Where the currents collide, yellow circle is the graveyard of ship and the area of sailing few mariners wanted to go during the Age of Sail

 In addition, those who attempt the Agulhas Current to move quickly round the cape find that this second fastest ocean current, though useful for boats with an engine, often find its current running directly against prevailing winds that circulate fiercely from the west. The point is, there simply is no good way to make such a transition, and for those who were forced to do so during the early years of the Age of Sail found the going both dangerous and often terminal.
    On 12 March 1488, a little west of Bushman's River mouth, Dias dropped anchor at a headland, formerly called False Islet, now known as Kwaaihoek. Here, Dias erected his farthest stone pillar, the padrão de São Gregorio, which marked his easternmost point of Portuguese exploration, and then resumed his homeward journey. Eric Axelson excavated fragments of this padrão in 1938.
    Dias then returned to Portugul, and in Lisbon, after 15 months at sea and a journey of nearly 16,000 miles, the returning mariners were met by triumphant crowds. In a private meeting with the king, however, Dias was forced to explain his failure to meet up with two Portuguese parties sent overland. Despite his immense achievement, Dias was never again put in a position of authority. João ordered that henceforth, maps would show the new name for Cabo das Tormentas–as Cabo da Boa Esperança, or Cape of Good Hope.
Nearly twelve years later, after Vasco da Gama, in his flagship São Gabriel (left) reached India in 1500, Portugal sent a fleet of 13 ships to India, but they tragically met disaster at “the Cape of Storms,” with the feared Cape storms striking the fleet and sinking four ships, with all crew lost at sea, including Dias who had been in charge of four of the ships.
    The point is, the “storm-driven Cape” was not an easy area to navigate, and when people today who know nothing of its history begin flippantly talking about “rounding the Cape or tip of Africa” as though it was a trip around the block simply know nothing of the intrigue, fear and reluctance mariners approached this area in the Age of Sailing, with so many ships already claimed by the turbulent and stormy waters.
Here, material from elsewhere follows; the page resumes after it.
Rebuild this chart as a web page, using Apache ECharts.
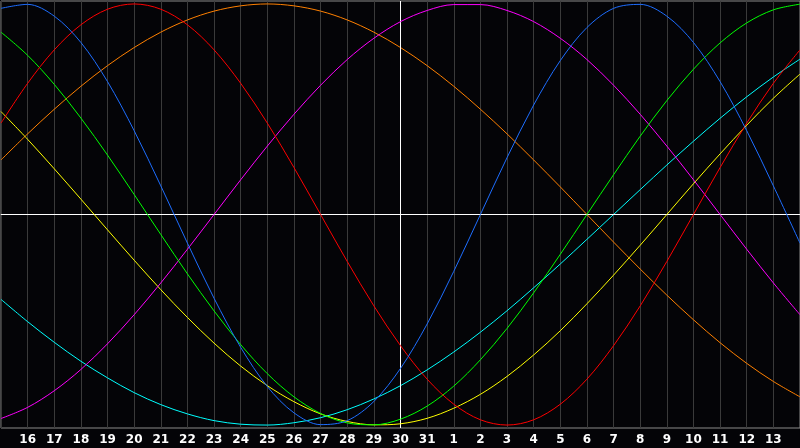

This is an ancient mariner’s drawing of his experience rounding the Cape of Good Hope on a voyage. The Yellow Arrow points to his ship, the White Arrow to the headland of the Cape. He was emphasizing the weather and how difficult it is to see because of the darkness that is always associated with the Cape’s bad weather. Note how difficult it is to make out the finger of rocky headland that juts way out into the sea

    This Cape of Good Hope is a rocky headland on the southwestern extremity of South Africa's Atlantic coast. Centuries of seafarers have regarded it as one of the most dangerous stretches of coastline in the world, originally called the Cape of Storms because of the continually bad weather and turbulent waters. According to the coastal authorities, even in today's modern yachts, rounding the Cape of Good Hope is extremely challenging and should only be attempted by highly experienced sailors.
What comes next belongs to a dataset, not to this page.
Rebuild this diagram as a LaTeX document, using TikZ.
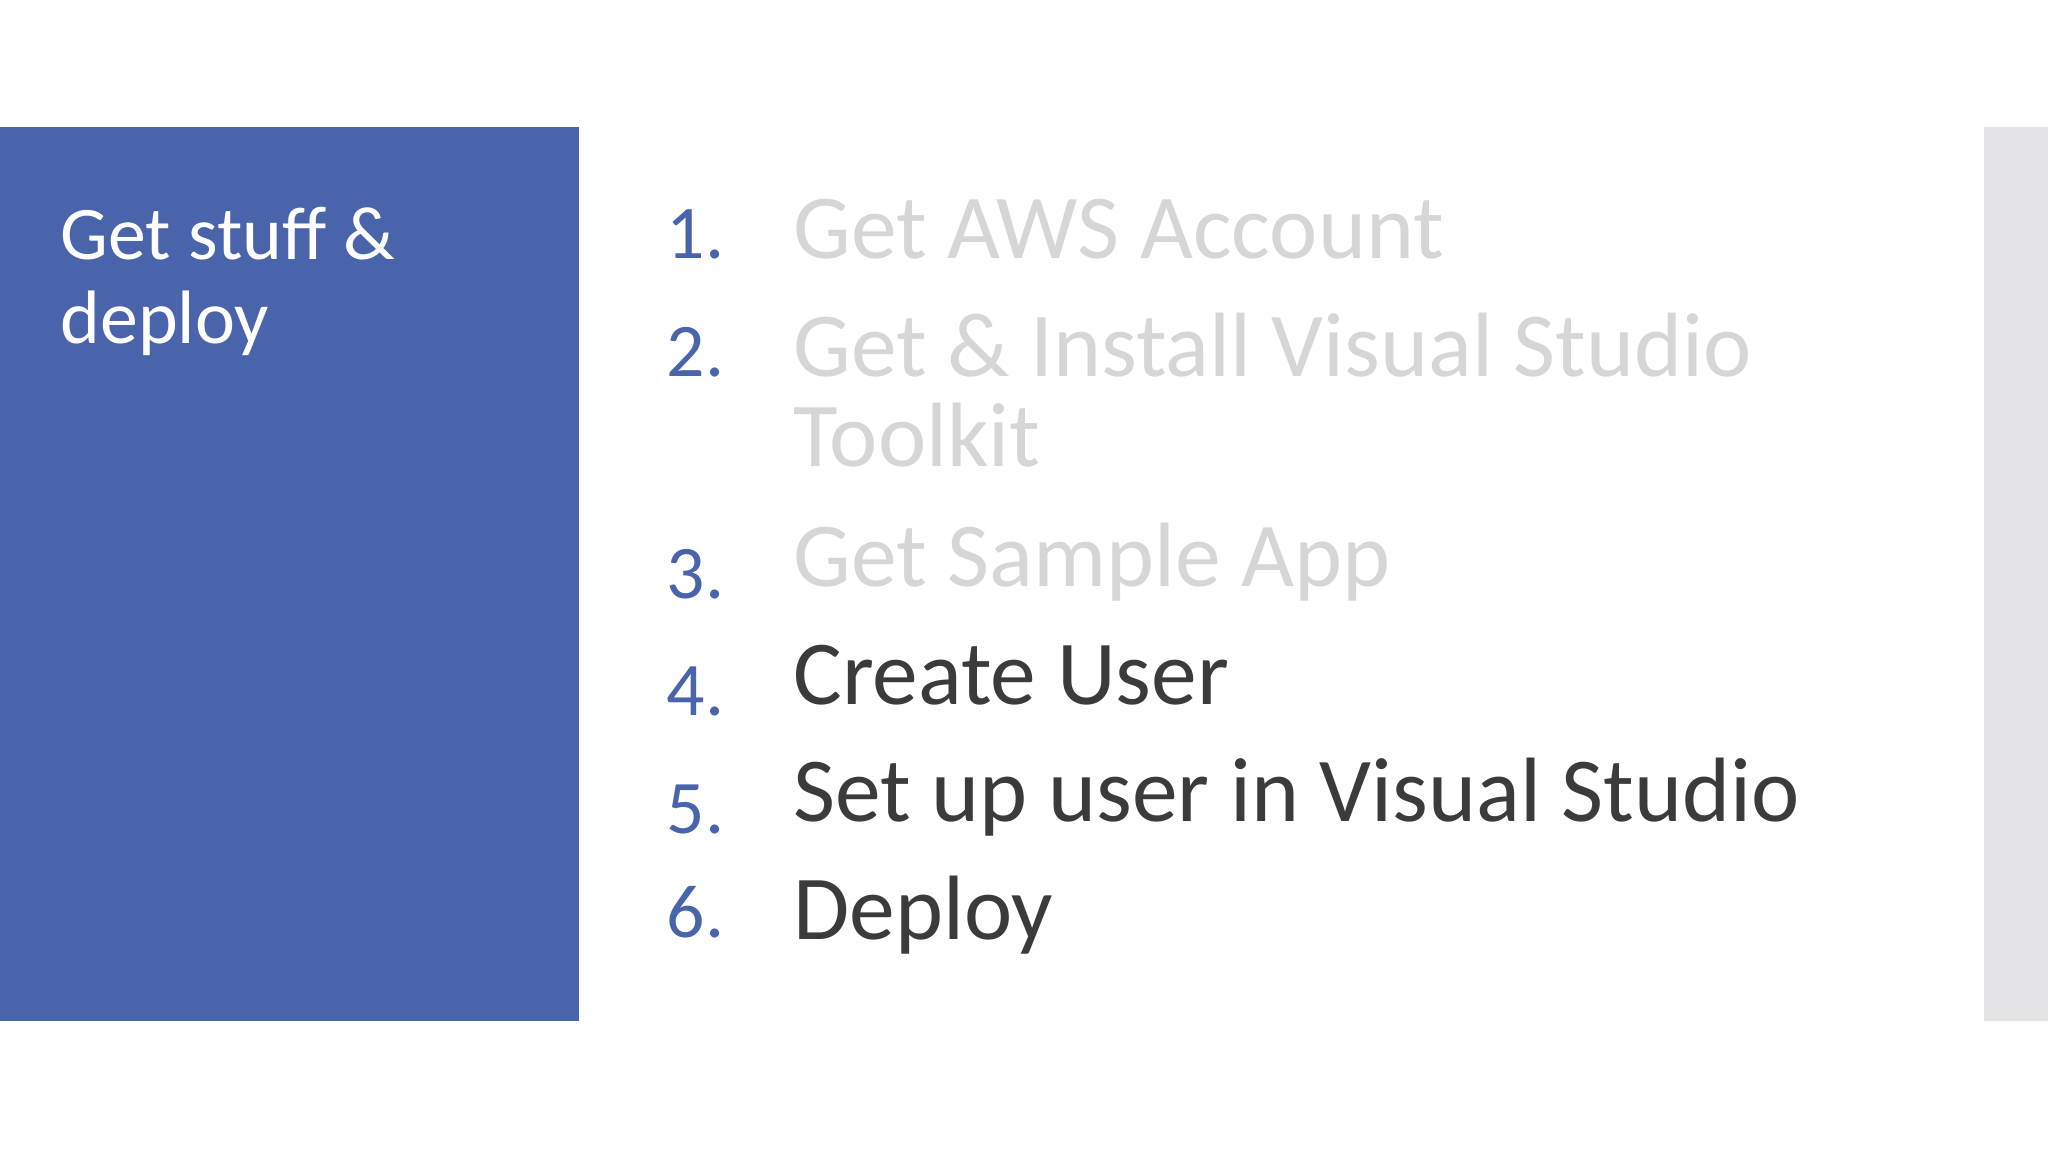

    For Lehi and his ship of inexperienced Hebrews who had never been to sea of which we know, to have been sent around that route seems highly unlikely when an easier, simpler, and far more direct route was available to them is very improbable.
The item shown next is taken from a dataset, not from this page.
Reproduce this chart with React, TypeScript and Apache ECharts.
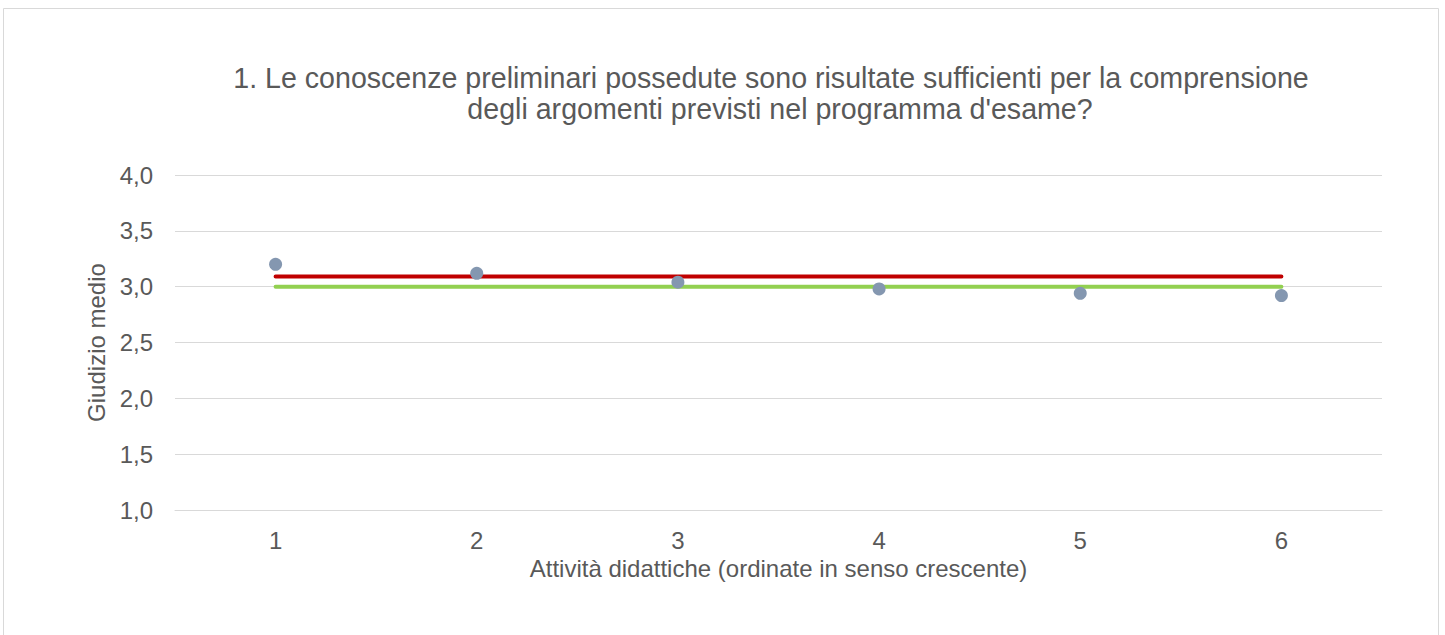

9. “…the currents from there would pull them into the Caribbean Sea.”
    In the case above of the 13 ship fleet that met disaster trying to round the south African Cape, the commander of the fleet was Admiral Pedro Alvares Cabral, who upon returning to Portugal, sailed into the Atlantic and was carried westward across the ocean into the coast of Brazil. He returned home with only six of the original 13 vessels sent in the fleet.
Arrows: (Red) Proposed course; (Yellow) Somali Current; (Blue) South Indian Current; (Brown) Agulhus Current driven backward; (White) weak Angola Current; (Dark Green) Benguela Current; (Bottom Purple) South Atlantic Current; (Light Green) Brazil Current; (Top Purple) South Equatorial Current; (Light Purple) Antilles Current; (Olive Green) left-Gulf Stream; top-North Atlantic Drift; right-Canary Current; bottom-North Equatorial Current

    Shown on the map is Lehi’s proposed course by the author being discussed, shown in Solid and Dotted Red Arrows. This course in the Indian Ocean is quite possible, as long as the Somali Current (Yellow Arrow) is eliminated by sailing at the right time of year; the problem arises when the ship reaches the area of the dotted turquoise circle around South Africa. The Blue Arrow is the natural course of the Agulhas Current that breaks off to the east called the South Indian Current to pick up the Indian Ocean Gyre crossing from west to east across the southern Indian Ocean, which flows into the Southern Ocean West Wind Drift and Prevailing Westerlies wind (see other maps in this series); Next is the natural movement of the Agulhas Current (Brown Arrow) to be driven back upon itself by the very strong and fast-moving (Dark Green Arrow) Benguela Current—there is also the action of the (White Arrow) Angola Current, the (Purple Arrow) South Atlantic Current (part of the South Atlantic Gyre), not to mention the turbulence, storms, and dangerous waters off the Cape at this point; if the ship got through, then it would sail (dotted red arrow) up the Benguela Current to the (Purple Arrows) South Equatorial Current and into the Caribbean Sea. To say the least, that is a lot of sailing for inexperienced mariners.
    You have to love it when people of today approach sailing in ancient times with a cruise on some local river. Ocean travel was extremely dangerous even to the most experienced of sailors and officers. By way of example, in just the years 1800 to 1899, peace time losses of ships at sea numbered 103, of which 28 belonged to the United States, 59 were British, with the loss of life about 30,550. These were wooden sailing vessels from major countries involved in peacetime sailing.
    Thus, once again what looks good on paper in the real world is really very different and in this case very dangerous for experienced sailors, telling us Lehi's crew would have been faced with an extremely hazardous voyage to attempt this course. In fact, this trip being described for Lehi around the Cape of Africa and into the Atlantic was, perhaps, one of the most difficult voyages that could have been undertaken in that time and under those conditions, especially with an inexperienced crew on their first ocean voyage.